Data items
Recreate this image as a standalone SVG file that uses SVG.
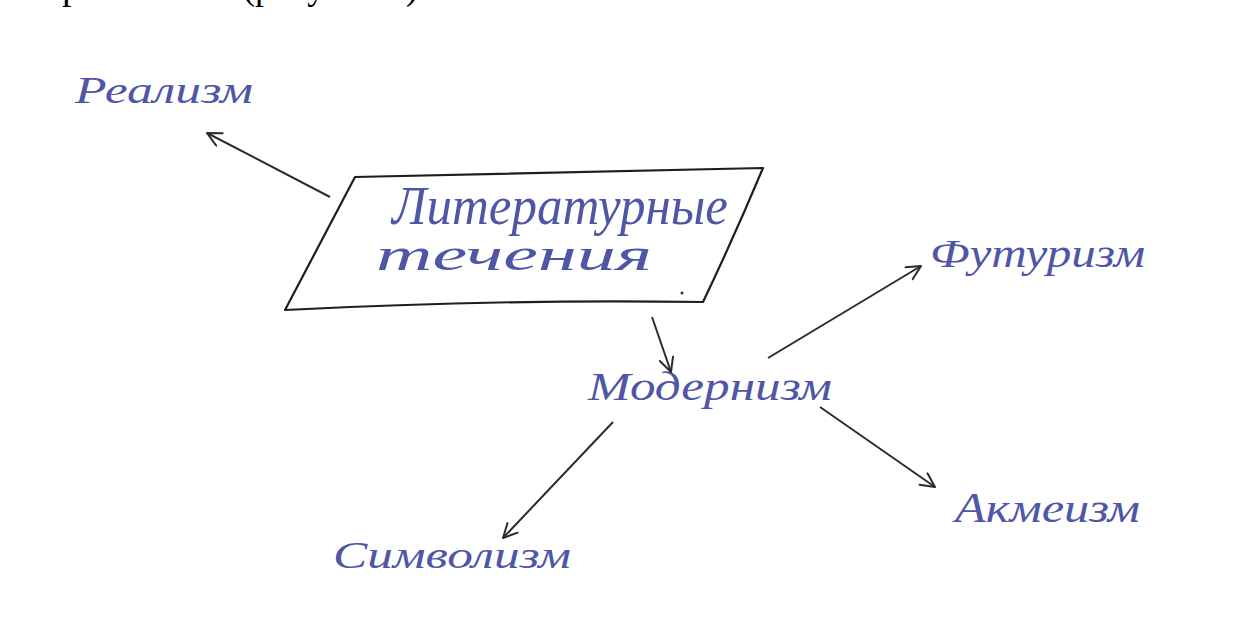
<svg xmlns="http://www.w3.org/2000/svg" width="1259" height="632" viewBox="0 0 1259 632">
<style>
.hand{font-family:"Liberation Serif","DejaVu Serif",serif;font-style:italic;fill:#4f56a6;}
.edge{stroke:#2b2b2b;stroke-width:2;fill:none;marker-end:url(#arr);}
.box{stroke:#1e1e1e;stroke-width:2.2;fill:none;stroke-linejoin:round;}
.top{font-family:"Liberation Serif","Times New Roman",serif;font-size:38px;fill:#000;}
</style>
<defs>
<marker id="arr" markerUnits="userSpaceOnUse" markerWidth="20" markerHeight="20" refX="15" refY="8" orient="auto">
<path d="M1,1 L15,8 L1,15" fill="none" stroke="#2b2b2b" stroke-width="2" stroke-linecap="round" stroke-linejoin="round"/>
</marker>
</defs>
<rect x="0" y="0" width="1259" height="632" fill="#ffffff"/>
<g id="page-top">
<text class="top" x="62" y="-1">р</text>
<text class="top" x="243" y="-1" textLength="175" lengthAdjust="spacingAndGlyphs">(рисунок 1)</text>
</g>
<g id="node-main">
<path class="box" d="M355,177 L763,168 Q735,235 703,302 Q500,299 285,310 Z"/>
<text class="hand" x="392" y="224" font-size="54" textLength="336" lengthAdjust="spacingAndGlyphs">Литературные</text>
<text class="hand" x="376" y="270" font-size="46" textLength="276" lengthAdjust="spacingAndGlyphs">течения</text>
<circle cx="682" cy="293" r="1.5" fill="#333"/>
</g>
<g id="node-realism">
<text class="hand" x="75" y="103" font-size="38" textLength="178" lengthAdjust="spacingAndGlyphs">Реализм</text>
</g>
<g id="node-modernism">
<text class="hand" x="588" y="400" font-size="40" textLength="244" lengthAdjust="spacingAndGlyphs">Модернизм</text>
</g>
<g id="node-futurism">
<text class="hand" x="930" y="267" font-size="40" textLength="215" lengthAdjust="spacingAndGlyphs">Футуризм</text>
</g>
<g id="node-symbolism">
<text class="hand" x="333" y="568" font-size="38" textLength="238" lengthAdjust="spacingAndGlyphs">Символизм</text>
</g>
<g id="node-acmeism">
<text class="hand" x="955" y="522" font-size="42" textLength="185" lengthAdjust="spacingAndGlyphs">Акмеизм</text>
</g>
<g id="connectors">
<line class="edge" x1="330" y1="197" x2="207" y2="133"/>
<line class="edge" x1="652" y1="317" x2="671" y2="372"/>
<line class="edge" x1="768" y1="358" x2="921" y2="266"/>
<line class="edge" x1="613" y1="422" x2="503" y2="538"/>
<line class="edge" x1="820" y1="407" x2="935" y2="487"/>
</g>
</svg>
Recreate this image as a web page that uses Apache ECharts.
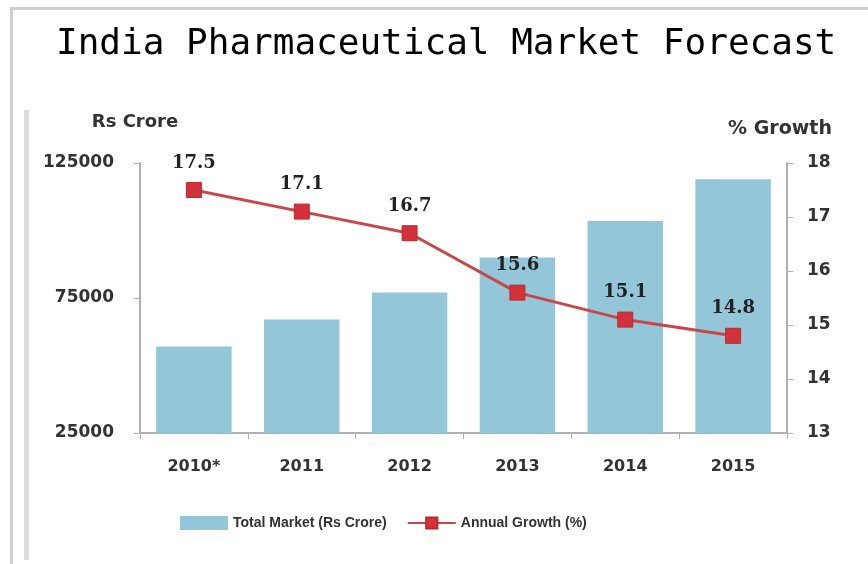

WORK TO COMPLETE: Using the listing above, list every line in which the string "Recreate" occurs.

REPLY TO THE EXERCISE:
Recreate this image as a standalone SVG file that uses SVG.
Recreate this image as a web page that uses Apache ECharts.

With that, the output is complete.